Fig 2. Market Cap of IREN, MARA, RIOT

Fig 2. Market Cap of IREN, MARA, RIOT (YCharts)

This finding shouldn’t be taken as a call to buy RIOT. In our recent coverage, we showed that Bitcoin has completed 4 out of our 5 predicted sequences of events and discussed why it is more probable for Bitcoin to break its $20,000 historic support level to reach $10,500 than to bottom out from here. This would complete all of our 5 predicted sequences of events. Should our thesis hold, we expect to see further downside for Bitcoin mining companies (including IREN, MARA, and RIOT) due to higher Beta and additional risks (e.g., insolvency).

Today, we continue to uphold our thesis that investors should consider staying away from Bitcoin miners until the end of 2022 when Bitcoin is expected to complete its 1-year bear market by then.

Conclusion

We find IREN attractive for the following reasons:

  • IREN’s Bitcoin mining operations are powered by renewable energy, very different from being just carbon neutral.
  • IREN owns at least 84% of the land and grid-connected power used to host its data centers. This provides IREN with the ability to recondition its equipment to host more types of data centers should Bitcoin mining become unprofitable.
  • IREN’s market cap implies that investors are buying into its real estate and grid-connected power facilities, and are getting its Bitcoin mining business for free.
  • Although IREN is currently fairly valued, IREN provides more upside if investors are willing to undertake more risks.

However, as stated above, we expect further downside for IREN which provides investors with a better entry price.

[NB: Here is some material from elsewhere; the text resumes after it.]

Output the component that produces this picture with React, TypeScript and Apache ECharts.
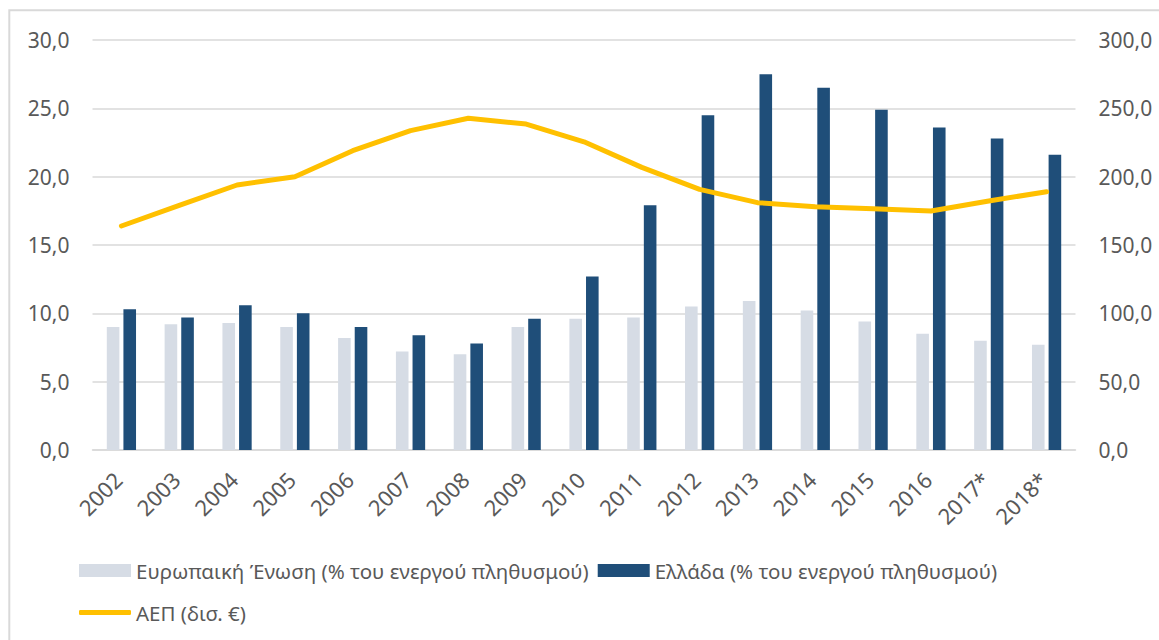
import React, { useEffect, useRef } from "react";
import * as echarts from "echarts";

const years = ["2002", "2003", "2004", "2005", "2006", "2007", "2008", "2009", "2010", "2011", "2012", "2013", "2014", "2015", "2016", "2017*", "2018*"];
const euUnemployment = [9.0, 9.2, 9.3, 9.0, 8.2, 7.2, 7.0, 9.0, 9.6, 9.7, 10.5, 10.9, 10.2, 9.4, 8.5, 8.0, 7.7];
const greeceUnemployment = [10.3, 9.7, 10.6, 10.0, 9.0, 8.4, 7.8, 9.6, 12.7, 17.9, 24.5, 27.5, 26.5, 24.9, 23.6, 22.8, 21.6];
const gdp = [163.9, 179.0, 193.9, 200.0, 219.0, 233.7, 242.7, 238.5, 225.5, 206.8, 190.7, 181.0, 178.0, 176.6, 174.9, 182.2, 189.0];
const leftTicks = { min: 0, max: 30, interval: 5 };
const rightTicks = { min: 0, max: 300, interval: 50 };

const seriesNames = {
  eu: "Ευρωπαική Ένωση (% του ενεργού πληθυσμού)",
  gr: "Ελλάδα (% του ενεργού πληθυσμού)",
  gdp: "ΑΕΠ (δισ. €)",
};

const FONT = "'Noto Sans', sans-serif";
const TEXT = "#595959";
const GRID = "#D9D9D9";
const fmt = (v: number) => v.toFixed(1).replace(".", ",");

export default function App() {
  const ref = useRef<HTMLDivElement>(null);
  useEffect(() => {
    if (!ref.current) return;
    const chart = echarts.init(ref.current, null, { renderer: "svg" });
    chart.setOption({
      animation: false,
      backgroundColor: "#fff",
      textStyle: { fontFamily: FONT },
      graphic: [
        {
          type: "rect",
          shape: { x: 9.3, y: 10.3, width: 1400, height: 1000 },
          style: { fill: "none", stroke: GRID, lineWidth: 2 },
          silent: true,
        },
      ],
      grid: { left: 92.5, right: 83.5, top: 40, height: 410 },
      legend: [
        {
          data: [seriesNames.eu, seriesNames.gr],
          left: 74,
          top: 555,
          itemWidth: 52,
          itemHeight: 13,
          itemGap: 9,
          icon: "rect",
          textStyle: { color: TEXT, fontSize: 20.5, fontFamily: FONT },
        },
        {
          data: [{ name: seriesNames.gdp, icon: "roundRect" }],
          left: 74,
          top: 597,
          itemWidth: 52,
          itemHeight: 5,
          textStyle: { color: TEXT, fontSize: 20.5, fontFamily: FONT },
        },
      ],
      xAxis: {
        type: "category",
        data: years,
        axisTick: { show: false },
        axisLine: { lineStyle: { color: GRID, width: 1.5 } },
        axisLabel: {
          rotate: 45,
          color: TEXT,
          fontSize: 22,
          margin: 22,
          padding: [0, 5, 0, 0],
          fontFamily: FONT,
          interval: 0,
        },
      },
      yAxis: [
        {
          type: "value",
          ...leftTicks,
          axisLabel: { formatter: fmt, color: TEXT, fontSize: 21, margin: 23, fontFamily: FONT },
          splitLine: { lineStyle: { color: GRID, width: 1.5 } },
          axisLine: { show: false },
          axisTick: { show: false },
        },
        {
          type: "value",
          ...rightTicks,
          position: "right",
          axisLabel: { formatter: fmt, color: TEXT, fontSize: 21, margin: 23, fontFamily: FONT },
          splitLine: { show: false },
          axisLine: { show: false },
          axisTick: { show: false },
        },
      ],
      series: [
        {
          name: seriesNames.eu,
          type: "bar",
          data: euUnemployment,
          barWidth: 12.6,
          barGap: "32%",
          itemStyle: { color: "#D6DCE5" },
        },
        {
          name: seriesNames.gr,
          type: "bar",
          data: greeceUnemployment,
          barWidth: 12.6,
          barGap: "32%",
          itemStyle: { color: "#1F4E79" },
        },
        {
          name: seriesNames.gdp,
          type: "line",
          yAxisIndex: 1,
          data: gdp,
          symbol: "none",
          z: 5,
          lineStyle: { color: "#FFC000", width: 5, cap: "round", join: "round" },
          itemStyle: { color: "#FFC000" },
        },
      ],
    });
    return () => chart.dispose();
  }, []);
  return <div ref={ref} style={{ position: "absolute", left: 0, top: 0, width: 1159, height: 640 }} />;
}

What we would like to see IREN improve is its mining cost. IREN’s mining cost is consistently about $40,000 for CY2021Q4 and CY2022Q1. This is 30% higher than both MARA and RIOT. Another aspect we’re concerned about is there might be more stock compensation for founders and executives waiting to be unlocked in the future. Imagine that the market cap keeps increasing but the share price remains relatively the same or does not grow as much due to dilution from stock compensations. Hence, these non-cash expenses are expected to prevent investors from realizing the full upside reward.